-- Task to complete --
Copy everything in the data below exactly except the pictures.

- - -

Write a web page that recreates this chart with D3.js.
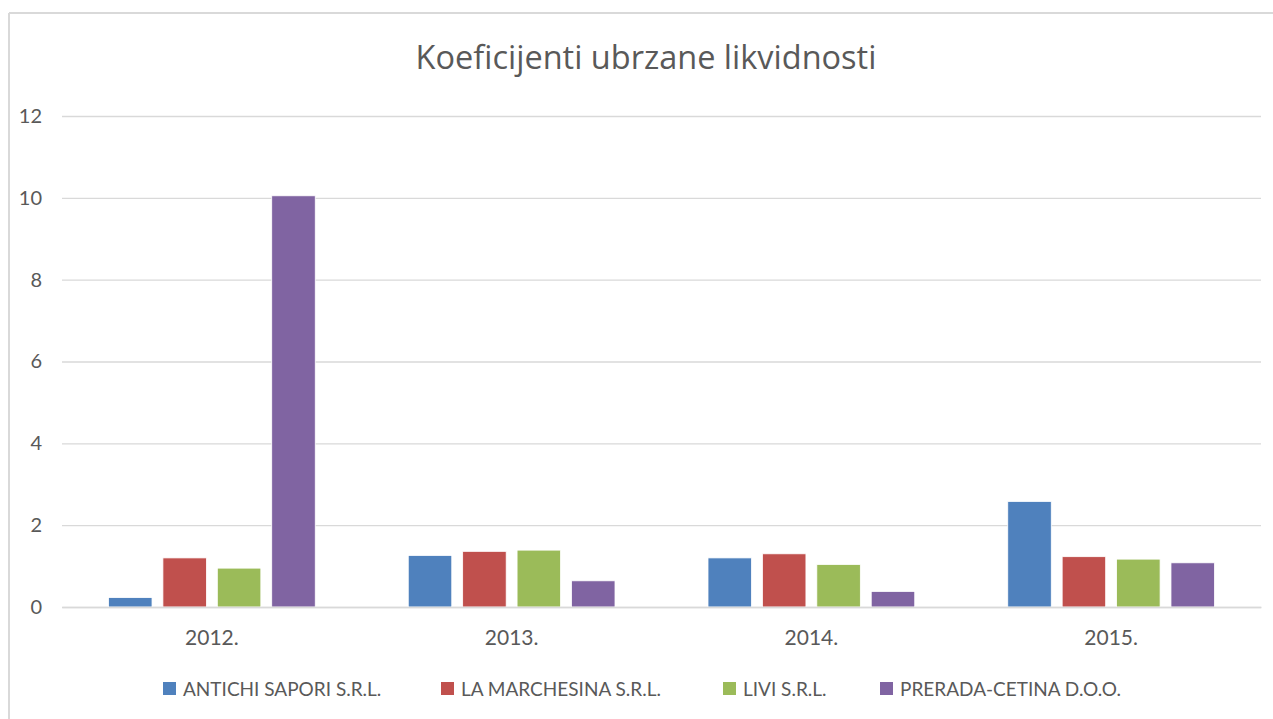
<!DOCTYPE html>
<html><head><meta charset="utf-8">
<script src="https://cdn.jsdelivr.net/npm/d3@7"></script>
<style>body{margin:0;background:#fff;}svg{display:block;}</style>
</head><body>
<script>
const years = ["2012.", "2013.", "2014.", "2015."];
const seriesNames = ["ANTICHI SAPORI S.R.L.", "LA MARCHESINA S.R.L.", "LIVI S.R.L.", "PRERADA-CETINA D.O.O."];
const antichi = [0.23, 1.26, 1.20, 2.58];
const marchesina = [1.20, 1.36, 1.30, 1.23];
const livi = [0.95, 1.39, 1.04, 1.17];
const prerada = [10.05, 0.64, 0.38, 1.08];
const colors = ["#4f81bd", "#c0504d", "#9bbb59", "#8064a2"];
const yTicks = [0, 2, 4, 6, 8, 10, 12];
const title = "Koeficijenti ubrzane likvidnosti";

(function () {
const seriesValues = [antichi, marchesina, livi, prerada];
const W = 1273, H = 719;
const svg = d3.select("body").append("svg").attr("width", W).attr("height", H);
const font = "Lato, 'Open Sans', sans-serif";

// border (top and left visible)
svg.append("line").attr("x1", 9).attr("x2", W).attr("y1", 13).attr("y2", 13).attr("stroke", "#d9d9d9").attr("stroke-width", 2);
svg.append("line").attr("x1", 9).attr("x2", 9).attr("y1", 13).attr("y2", H).attr("stroke", "#d9d9d9").attr("stroke-width", 2);

const pLeft = 62, pRight = 1261, pTop = 116, pBottom = 607;
const x0 = d3.scaleBand().domain(years).range([pLeft, pRight]).paddingInner(0).paddingOuter(0);
const x1 = d3.scaleBand().domain(seriesNames).range([46.5, x0.bandwidth() - 46.5]).paddingInner(0.2).paddingOuter(0);
const y = d3.scaleLinear().domain([0, 12]).range([pBottom, pTop]);

// gridlines
const yAxis = d3.axisLeft(y).tickValues(yTicks).tickSize(-(pRight - pLeft)).tickPadding(20).tickFormat(d3.format("d"));
const ga = svg.append("g").attr("transform", `translate(${pLeft},0)`).call(yAxis);
ga.select(".domain").remove();
ga.selectAll(".tick line").attr("stroke", "#d9d9d9").attr("stroke-width", 1.3);
ga.selectAll(".tick text").attr("fill", "#595959").style("font-family", font).style("font-size", "20px");

// bars
const groups = svg.append("g").selectAll("g").data(years).join("g")
  .attr("transform", d => `translate(${x0(d)},0)`);
groups.selectAll("rect").data((d, i) => seriesNames.map((s, j) => ({s, j, v: seriesValues[j][i]})))
  .join("rect")
  .attr("x", d => x1(d.s))
  .attr("width", x1.bandwidth())
  .attr("y", d => y(d.v))
  .attr("height", d => y(0) - y(d.v))
  .attr("fill", d => colors[d.j])
  .attr("stroke", "#fff").attr("stroke-width", 0.8);

// x axis
const xAxis = d3.axisBottom(x0).tickSize(0).tickPadding(38);
const gx = svg.append("g").attr("transform", `translate(0,${pBottom})`).call(xAxis);
gx.select(".domain").attr("stroke", "#d9d9d9").attr("stroke-width", 1.3);
gx.selectAll(".tick text").attr("dy", null).attr("fill", "#595959").style("font-family", font).style("font-size", "21px");

// title
svg.append("text").attr("x", 646).attr("y", 69).attr("text-anchor", "middle")
  .attr("fill", "#595959").style("font-family", "'Open Sans', sans-serif").style("font-size", "32.5px").text(title);

// legend
const legendX = [163, 441, 723, 880];
const lg = svg.append("g").selectAll("g").data(seriesNames).join("g")
  .attr("transform", (d, i) => `translate(${legendX[i]},696)`);
lg.append("rect").attr("x", 0).attr("y", -14).attr("width", 13).attr("height", 13).attr("fill", (d, i) => colors[i]);
lg.append("text").attr("x", 20).attr("y", 0).attr("fill", "#595959")
  .style("font-family", font).style("font-size", "19px").text(d => d);
})();
</script>
</body></html>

- - -

-- Output for this task --
Write a web page that recreates this chart with D3.js.
<!DOCTYPE html>
<html><head><meta charset="utf-8">
<script src="https://cdn.jsdelivr.net/npm/d3@7"></script>
<style>body{margin:0;background:#fff;}svg{display:block;}</style>
</head><body>
<script>
const years = ["2012.", "2013.", "2014.", "2015."];
const seriesNames = ["ANTICHI SAPORI S.R.L.", "LA MARCHESINA S.R.L.", "LIVI S.R.L.", "PRERADA-CETINA D.O.O."];
const antichi = [0.23, 1.26, 1.20, 2.58];
const marchesina = [1.20, 1.36, 1.30, 1.23];
const livi = [0.95, 1.39, 1.04, 1.17];
const prerada = [10.05, 0.64, 0.38, 1.08];
const colors = ["#4f81bd", "#c0504d", "#9bbb59", "#8064a2"];
const yTicks = [0, 2, 4, 6, 8, 10, 12];
const title = "Koeficijenti ubrzane likvidnosti";

(function () {
const seriesValues = [antichi, marchesina, livi, prerada];
const W = 1273, H = 719;
const svg = d3.select("body").append("svg").attr("width", W).attr("height", H);
const font = "Lato, 'Open Sans', sans-serif";

// border (top and left visible)
svg.append("line").attr("x1", 9).attr("x2", W).attr("y1", 13).attr("y2", 13).attr("stroke", "#d9d9d9").attr("stroke-width", 2);
svg.append("line").attr("x1", 9).attr("x2", 9).attr("y1", 13).attr("y2", H).attr("stroke", "#d9d9d9").attr("stroke-width", 2);

const pLeft = 62, pRight = 1261, pTop = 116, pBottom = 607;
const x0 = d3.scaleBand().domain(years).range([pLeft, pRight]).paddingInner(0).paddingOuter(0);
const x1 = d3.scaleBand().domain(seriesNames).range([46.5, x0.bandwidth() - 46.5]).paddingInner(0.2).paddingOuter(0);
const y = d3.scaleLinear().domain([0, 12]).range([pBottom, pTop]);

// gridlines
const yAxis = d3.axisLeft(y).tickValues(yTicks).tickSize(-(pRight - pLeft)).tickPadding(20).tickFormat(d3.format("d"));
const ga = svg.append("g").attr("transform", `translate(${pLeft},0)`).call(yAxis);
ga.select(".domain").remove();
ga.selectAll(".tick line").attr("stroke", "#d9d9d9").attr("stroke-width", 1.3);
ga.selectAll(".tick text").attr("fill", "#595959").style("font-family", font).style("font-size", "20px");

// bars
const groups = svg.append("g").selectAll("g").data(years).join("g")
  .attr("transform", d => `translate(${x0(d)},0)`);
groups.selectAll("rect").data((d, i) => seriesNames.map((s, j) => ({s, j, v: seriesValues[j][i]})))
  .join("rect")
  .attr("x", d => x1(d.s))
  .attr("width", x1.bandwidth())
  .attr("y", d => y(d.v))
  .attr("height", d => y(0) - y(d.v))
  .attr("fill", d => colors[d.j])
  .attr("stroke", "#fff").attr("stroke-width", 0.8);

// x axis
const xAxis = d3.axisBottom(x0).tickSize(0).tickPadding(38);
const gx = svg.append("g").attr("transform", `translate(0,${pBottom})`).call(xAxis);
gx.select(".domain").attr("stroke", "#d9d9d9").attr("stroke-width", 1.3);
gx.selectAll(".tick text").attr("dy", null).attr("fill", "#595959").style("font-family", font).style("font-size", "21px");

// title
svg.append("text").attr("x", 646).attr("y", 69).attr("text-anchor", "middle")
  .attr("fill", "#595959").style("font-family", "'Open Sans', sans-serif").style("font-size", "32.5px").text(title);

// legend
const legendX = [163, 441, 723, 880];
const lg = svg.append("g").selectAll("g").data(seriesNames).join("g")
  .attr("transform", (d, i) => `translate(${legendX[i]},696)`);
lg.append("rect").attr("x", 0).attr("y", -14).attr("width", 13).attr("height", 13).attr("fill", (d, i) => colors[i]);
lg.append("text").attr("x", 20).attr("y", 0).attr("fill", "#595959")
  .style("font-family", font).style("font-size", "19px").text(d => d);
})();
</script>
</body></html>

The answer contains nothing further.